This year, after months of being practically unemployed, I finally decided it was time to go back to work, for real this time. It’s a shame I made this decision so late and that it took me so long. That time was painful enough to let me realize that the only way to find work in Poland was to teach Spanish. I don’t consider myself a Spanish teacher, but that is exactly who I am now, and I’m working in a private bilingual language school in Raszyn. I teach teenagers, by the rest of the world it is considered shameful. Nevertheless, I think they are full of life and sweet, of course if they are paying attention not being chatty kathys. I have to admit, they are creative and they show me a completely different perspective on the direction the world is going to.

One of the most interesting aspects of my work isn’t only the fact that I ended up in a Polish language school, with Polish colleagues, in the Polish environment but the fact that I have foreign students in my classroom. One of them is a Vietnamese the other Russian. The rest of the students are Polish and I’m a kind of an alien for them.

I come from the same planet as Messi. But they have no idea how my country looks like. They only know that it is very far away from Poland. They consider my Polish as very poor and they look at me with pity when I try to express my mind in their language. The situation looks a little like: my Spanish for their Polish.

When one of my students looked at me and said that she doesn’t understand what I’m saying to her in Spanish, I answered : “ I understand you completely, because I have the same problem since I moved to Poland.” I don’t have all the answers, I’m a sort of a moderator, a person who is there in order to give clues. Her expression showed some kind of empathy, so I think she understood my point.

My student from Nairobi and I had fun looking for her home town on a map and checking how far it is from Poland, it was closer than my home town Buenos Aires, or the home town of her friend who was from Azerbaijan.

I asked my student from Russia, to write his name in Cyrillic, for everybody to see that he isn’t the odd one, we are. He knows something we don’t – his language.

When I showed my students the number of countries where Spanish is the official language they were very surprised. By that I try to encourage them to see the merit of learning new things.

I asked them, to imagine their life if they were born in one of Spanish speaking countries.

We worked on it as a part of the project “Avatar”, where Aleksandra was Alejandra, Marisha – Maria, Grzegorz – Gregori etc. Then they had to choose a birth country and each group had to prepare some information about that country, and that is how we created two girls with fake Mexican biographies and one boy with a Colombian one. They imagined that their food consisted of burritos and tacos, they ate it listening to mariachis while growing up in the huge federal region.

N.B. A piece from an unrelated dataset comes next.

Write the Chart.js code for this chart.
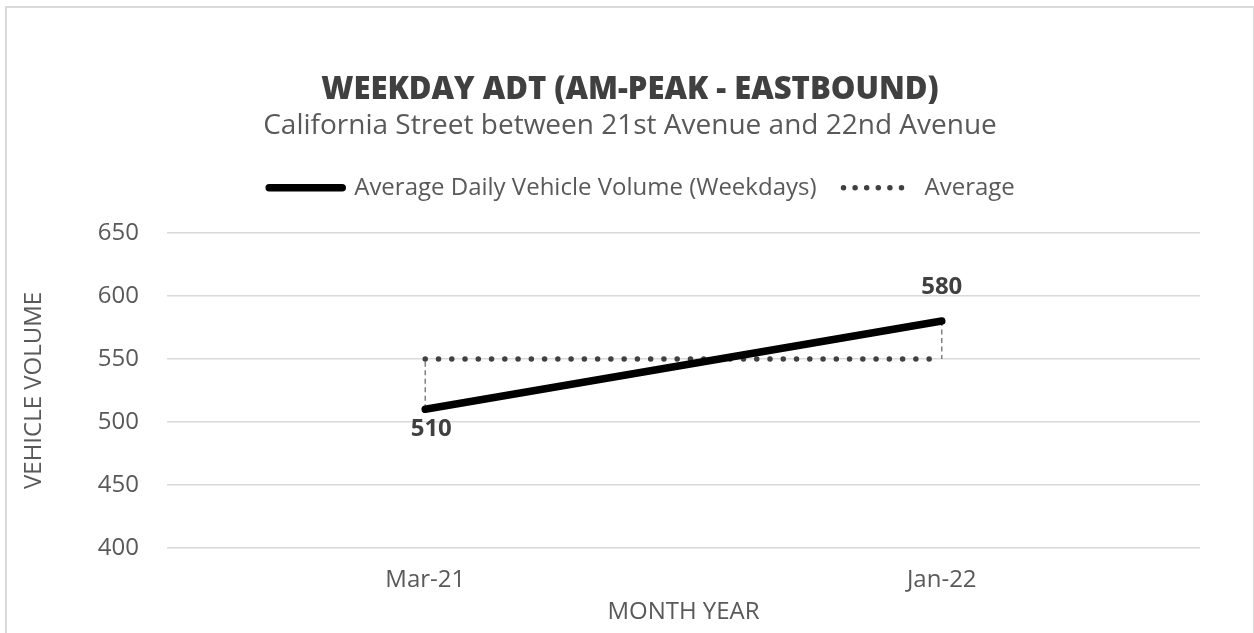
<!DOCTYPE html>
<html>
<head>
<meta charset="utf-8">
<script src="https://cdn.jsdelivr.net/npm/chart.js@4.4.1/dist/chart.umd.min.js"></script>
<style>
  html, body { margin: 0; padding: 0; background: #fff; overflow: hidden; }
  #frame { position: absolute; left: 5px; top: 6px; width: 1250px; height: 700px; border: 2px solid #d9d9d9; box-sizing: border-box; }
  #wrap { position: absolute; left: 0; top: 0; width: 1254px; height: 633px; }
</style>
</head>
<body>
<div id="frame"></div>
<div id="wrap"><canvas id="adtChart" width="1254" height="633"></canvas></div>
<script>
// Chart data
const months = ['Mar-21', 'Jan-22'];
const weekdayVolume = [510, 580];
const averageVolume = [550, 550];
const yTicks = { min: 400, max: 650, step: 50 };
const labelSide = ['below', 'above'];

const FONT = "'Open Sans', 'Noto Sans', sans-serif";
const GREY_TEXT = '#595959';

// Dashed drop lines between the two series at each month
const dropLines = {
  id: 'dropLines',
  beforeDatasetsDraw(chart) {
    const a = chart.getDatasetMeta(0).data;
    const b = chart.getDatasetMeta(1).data;
    const ctx = chart.ctx;
    ctx.save();
    ctx.strokeStyle = '#808080';
    ctx.lineWidth = 1.5;
    ctx.setLineDash([5, 3.5]);
    a.forEach((pt, i) => {
      if (!b[i]) return;
      ctx.beginPath();
      ctx.moveTo(pt.x, pt.y);
      ctx.lineTo(b[i].x, b[i].y);
      ctx.stroke();
    });
    ctx.restore();
  }
};

// Value labels on the main series
const valueLabels = {
  id: 'valueLabels',
  afterDatasetsDraw(chart) {
    const ctx = chart.ctx;
    const pts = chart.getDatasetMeta(0).data;
    ctx.save();
    ctx.font = 'bold 24px ' + FONT;
    ctx.fillStyle = '#404040';
    ctx.textAlign = 'center';
    ctx.textBaseline = 'alphabetic';
    pts.forEach((pt, i) => {
      const below = labelSide[i] === 'below';
      ctx.fillText(String(weekdayVolume[i]), pt.x + (below ? 6 : 0), pt.y + (below ? 27 : -27));
    });
    ctx.restore();
  }
};

// Extra room under the legend, and nudge the header blocks to the frame centre
const headerLayout = {
  id: 'headerLayout',
  beforeInit(chart) {
    const fit = chart.legend.fit;
    chart.legend.fit = function() {
      fit.call(this);
      this.height += 23;
    };
  },
  afterLayout(chart) {
    chart.boxes.forEach(box => {
      if (box === chart.legend) {
        box.left += 32; box.right += 32;
      } else if (box.options && box.options.text && box.position === 'top') {
        box.left += 20; box.right += 20;
      }
    });
  }
};

const ctx = document.getElementById('adtChart');
new Chart(ctx.getContext('2d'), {
  type: 'line',
  data: {
    labels: months,
    datasets: [{
      label: 'Average Daily Vehicle Volume (Weekdays)',
      data: weekdayVolume,
      borderColor: '#000000',
      backgroundColor: '#000000',
      borderWidth: 7.5,
      borderCapStyle: 'round',
      pointRadius: 0,
      tension: 0
    }, {
      label: 'Average',
      data: averageVolume,
      borderColor: '#404040',
      backgroundColor: '#404040',
      borderWidth: 5.5,
      borderCapStyle: 'round',
      borderDash: [0, 13.26],
      pointRadius: 0,
      tension: 0
    }]
  },
  options: {
    responsive: false,
    animation: false,
    layout: { padding: { left: 20, right: 54, top: 72, bottom: 6 } },
    plugins: {
      title: {
        display: true,
        text: 'WEEKDAY ADT (AM-PEAK - EASTBOUND)',
        color: '#404040',
        font: { family: FONT, size: 31, weight: 800 },
        padding: { top: 0, bottom: 0 }
      },
      subtitle: {
        display: true,
        text: 'California Street between 21st Avenue and 22nd Avenue',
        color: GREY_TEXT,
        font: { family: FONT, size: 28 },
        padding: { top: 0, bottom: 10 }
      },
      legend: {
        position: 'top',
        labels: {
          color: GREY_TEXT,
          font: { family: FONT, size: 24 },
          usePointStyle: true,
          pointStyle: 'line',
          pointStyleWidth: 73,
          padding: 23,
          generateLabels(chart) {
            const items = Chart.defaults.plugins.legend.labels.generateLabels(chart);
            items.forEach(it => {
              it.lineCap = 'round';
              if (it.datasetIndex === 1) {
                it.lineDash = [0, 11.6];
                it.lineDashOffset = 7.6;
              }
            });
            return items;
          }
        }
      },
      tooltip: { enabled: false }
    },
    scales: {
      x: {
        offset: true,
        grid: { display: false },
        border: { display: false },
        ticks: { color: GREY_TEXT, font: { family: FONT, size: 24 }, padding: 9.6 },
        title: { display: true, text: 'MONTH YEAR', color: GREY_TEXT, font: { family: FONT, size: 24 }, padding: { top: 0, bottom: 0 } },
        afterFit(scale) { scale.height = 79; }
      },
      y: {
        min: yTicks.min,
        max: yTicks.max,
        ticks: { stepSize: yTicks.step, color: GREY_TEXT, font: { family: FONT, size: 24 }, padding: 28 },
        grid: { color: '#d9d9d9', lineWidth: 1.5, drawTicks: false },
        border: { display: false },
        title: { display: true, text: 'VEHICLE VOLUME', color: GREY_TEXT, font: { family: FONT, size: 24 }, padding: 0 },
        afterFit(scale) { scale.width = 147; }
      }
    }
  },
  plugins: [dropLines, valueLabels, headerLayout]
});
</script>
</body>
</html>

I also asked them to imagine what languages they would speak if they were born in Miami or Paraguay or by the border of Brazil. By that I encourage them to ponder how one’s point of view changes depending on where they were born or where they travel around the world.

The distant west isn’t that far away when you live in California, and the eastern countries aren’t really eastern when you live in India.

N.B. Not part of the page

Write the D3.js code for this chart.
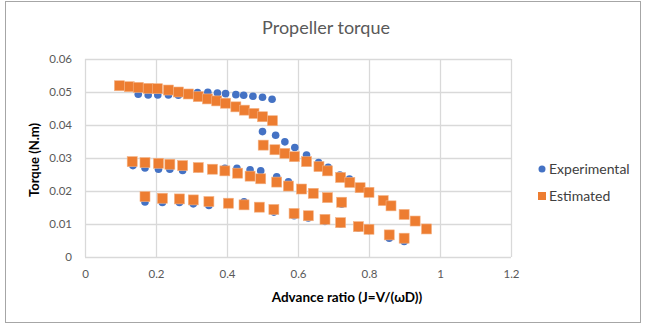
<!DOCTYPE html>
<html lang="en">
<head>
    <meta charset="UTF-8">
    <title>Propeller torque</title>
    <style>
        body{ margin: 0; background: #fff; }
        svg text{ font-family: Lato, "Open Sans", sans-serif; }
    </style>
</head>
<body>
<script src="https://cdn.jsdelivr.net/npm/d3@7/dist/d3.min.js"></script>
<div id="chart"></div>
<script>
    var width = 646, height = 327;
    var plotLeft = 85, plotRight = 511, plotTop = 59, plotBottom = 257;

    // experimental points (blue circles)
    var expJ = [0.150,0.178,0.205,0.235,0.263,0.291,0.317,0.346,0.373,0.396,0.425,0.447,0.473,0.500,0.527,
        0.500,0.537,0.563,0.591,0.624,0.658,0.685,0.718,0.745,
        0.135,0.169,0.207,0.239,0.275,0.319,0.359,0.394,0.428,0.465,0.495,0.540,0.573,0.610,0.643,0.683,0.723,
        0.169,0.218,0.266,0.305,0.349,0.404,0.448,0.491,0.532,0.589,0.629,0.676,0.720,0.770,0.800,0.857,0.899];
    var expT = [0.0493,0.0491,0.0491,0.0491,0.0490,0.0492,0.0498,0.0499,0.0497,0.0495,0.0492,0.0490,0.0487,0.0484,0.0478,
        0.0380,0.0369,0.0349,0.0332,0.0309,0.0286,0.0272,0.0248,0.0236,
        0.0277,0.0270,0.0266,0.0266,0.0262,0.0268,0.0267,0.0269,0.0269,0.0264,0.0261,0.0243,0.0228,0.0205,0.0192,0.0179,0.0160,
        0.0167,0.0165,0.0165,0.0161,0.0156,0.0162,0.0167,0.0150,0.0136,0.0125,0.0118,0.0108,0.0100,0.0088,0.0080,0.0057,0.0047];

    // estimated points (orange squares)
    var estJ = [0.097,0.125,0.150,0.178,0.204,0.235,0.263,0.291,0.319,0.345,0.371,0.396,0.425,0.449,0.476,0.500,0.528,
        0.502,0.535,0.563,0.590,0.624,0.659,0.683,0.720,0.746,0.775,0.800,0.840,0.862,0.899,0.930,0.962,
        0.133,0.169,0.207,0.239,0.275,0.319,0.359,0.394,0.430,0.465,0.495,0.540,0.573,0.610,0.643,0.683,0.723,
        0.169,0.218,0.266,0.305,0.349,0.404,0.448,0.491,0.532,0.589,0.629,0.676,0.720,0.770,0.800,0.857,0.899];
    var estT = [0.0519,0.0516,0.0514,0.0511,0.0510,0.0506,0.0500,0.0494,0.0486,0.0479,0.0473,0.0466,0.0455,0.0445,0.0435,0.0425,0.0413,
        0.0339,0.0325,0.0314,0.0304,0.0289,0.0274,0.0261,0.0241,0.0226,0.0210,0.0196,0.0171,0.0155,0.0129,0.0109,0.0085,
        0.0289,0.0286,0.0284,0.0281,0.0277,0.0271,0.0266,0.0261,0.0254,0.0245,0.0237,0.0227,0.0215,0.0206,0.0193,0.0180,0.0166,
        0.0183,0.0178,0.0176,0.0173,0.0168,0.0163,0.0158,0.0151,0.0144,0.0132,0.0125,0.0114,0.0104,0.0092,0.0084,0.0067,0.0057];

    var xTicks = [0, 0.2, 0.4, 0.6, 0.8, 1, 1.2];
    var yTicks = [0, 0.01, 0.02, 0.03, 0.04, 0.05, 0.06];

    var svg = d3.select("#chart").append("svg")
        .attr("width", width).attr("height", height);

    // outer chart border
    svg.append("rect")
        .attr("x", 5.5).attr("y", 1.5).attr("width", 635).attr("height", 321)
        .attr("fill", "#fff").attr("stroke", "#a6a6a6");

    var x = d3.scaleLinear().domain([0, 1.2]).range([plotLeft, plotRight]);
    var y = d3.scaleLinear().domain([0, 0.06]).range([plotBottom, plotTop]);

    // gridlines
    svg.append("g").selectAll("line").data(yTicks).enter().append("line")
        .attr("x1", plotLeft).attr("x2", plotRight)
        .attr("y1", function (d) { return Math.round(y(d)) + 0.5; })
        .attr("y2", function (d) { return Math.round(y(d)) + 0.5; })
        .attr("stroke", "#d9d9d9").attr("stroke-width", 1.3);
    svg.append("g").selectAll("line").data(xTicks).enter().append("line")
        .attr("y1", plotTop).attr("y2", plotBottom)
        .attr("x1", function (d) { return Math.round(x(d)) + 0.5; })
        .attr("x2", function (d) { return Math.round(x(d)) + 0.5; })
        .attr("stroke", "#d9d9d9").attr("stroke-width", 1.3);

    // axes (labels only, Excel style)
    var xAxis = svg.append("g").attr("transform", "translate(0," + (plotBottom + 10) + ")")
        .call(d3.axisBottom(x).tickValues(xTicks).tickSize(0).tickFormat(d3.format("")));
    var yAxis = svg.append("g").attr("transform", "translate(" + (plotLeft - 10) + ",0)")
        .call(d3.axisLeft(y).tickValues(yTicks).tickSize(0).tickFormat(function (d) { return d === 0 ? "0" : d.toFixed(2); }));
    [xAxis, yAxis].forEach(function (a) {
        a.select(".domain").remove();
        a.selectAll("text").attr("fill", "#595959").style("font-size", "11.5px")
            .style("font-family", "Lato, sans-serif");
    });

    // series
    svg.append("g").selectAll("circle").data(expJ).enter().append("circle")
        .attr("cx", function (d) { return x(d); })
        .attr("cy", function (d, i) { return y(expT[i]); })
        .attr("r", 3.8)
        .attr("fill", "#4472c4");
    svg.append("g").selectAll("rect").data(estJ).enter().append("rect")
        .attr("x", function (d) { return x(d) - 5; })
        .attr("y", function (d, i) { return y(estT[i]) - 5; })
        .attr("width", 10).attr("height", 10)
        .attr("fill", "#ed7d31").attr("stroke", "#f4b183").attr("stroke-width", 0.6);

    // titles
    svg.append("text").attr("x", 326).attr("y", 34).attr("text-anchor", "middle")
        .attr("fill", "#595959").style("font-size", "18px").text("Propeller torque");
    svg.append("text").attr("x", 347).attr("y", 302).attr("text-anchor", "middle")
        .attr("fill", "#000").style("font-size", "13.5px").style("font-weight", "bold")
        .text("Advance ratio (J=V/(ωD))");
    svg.append("text").attr("transform", "translate(39,160)rotate(-90)").attr("text-anchor", "middle")
        .attr("fill", "#000").style("font-size", "13px").style("font-weight", "bold")
        .text("Torque (N.m)");

    // legend
    var legend = svg.append("g");
    legend.append("circle").attr("cx", 542).attr("cy", 169).attr("r", 3.5).attr("fill", "#4472c4");
    legend.append("text").attr("x", 549).attr("y", 174).attr("fill", "#404040")
        .style("font-size", "14px").text("Experimental");
    legend.append("rect").attr("x", 538).attr("y", 192).attr("width", 8).attr("height", 8).attr("fill", "#ed7d31");
    legend.append("text").attr("x", 549).attr("y", 201).attr("fill", "#404040")
        .style("font-size", "14px").text("Estimated");
</script>
</body>
</html>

For me it is more important to teach the children that they live in the world with more colours than they can see in their closest surroundings than teaching them conjugations.

One day I asked my students to imagine what kind of questions would they ask a person they just met, and after a long discussion they decided the question “what do you do for a living?” is pointless. When I asked why did they think so. They said something like “what’s the point of asking what does he do?” I try to explain it to my students that even if they spend most of their time with the group of people who do the same (spend many hours at school, study and play computer games), they are learning Spanish in order to use it in their future lives. They will surely meet various people, who work, study, are parents or caretakers or both.

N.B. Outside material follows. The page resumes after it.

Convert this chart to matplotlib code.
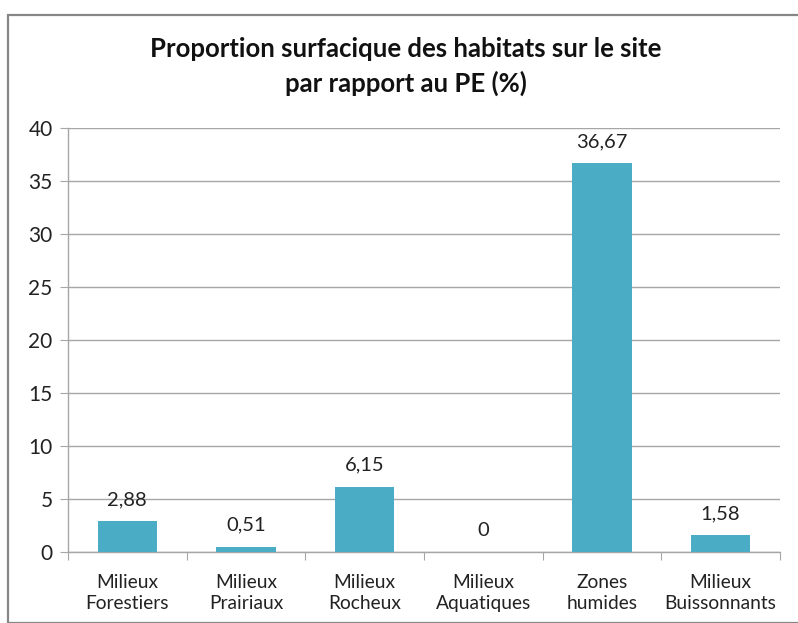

These children look at the world form their own perspective: my neighbour, my school, my friends, my own time/my life. But soon it will change.

The children, like their parents before them, sooner or later will be forced to re-evaluate their expectations and they will take into consideration also “other” people in their lives. It doesn’t only pertain to tolerance and respect but the simple, basic questions. People from different parts of the world live beside us, not far far away, here and now.

At the moment, while the feelings about foreigners are divided, it is important, to contemplate the meaning of the word “multicultural”. It doesn’t only pertain to learning languages and eating ethnic food. It is also about being aware of the stereotypes, which are deeply engrained in our minds, about being a conscious citizen of the world, a critical thinker. School is thought to be an inappropriate place for advertising these kind of values, because the institution is focused on results, tests and exams, even though the struggle with bullying is growing.

Unfortunately majority of educational institutions isn’t prepared to undertake multicultural education in their classrooms. Multicultural education requires staff who is not only diverse but also culturally adept. Teachers have to be aware, flexible and open to different points of view and experiences. Such a teacher has to also be willing to address controversial topics. Topics like: racism, sexism, lack of religious tolerance, class division, growing old, etc.

Preparing teachers to take on such difficult topics will be the key subject for the next decades. Many European countries have several years of experience with ethnically diverse classrooms. But Polish people live their dreams, believing that immigrants will not come to Poland, and people in different clothes and having different religions want to share the space with them. Well, I’ve already taught some immigrant students, and I think the number will be raising – I don’t see any other option. It is happening now and it is better to start dealing with it in a positive way as soon as possible.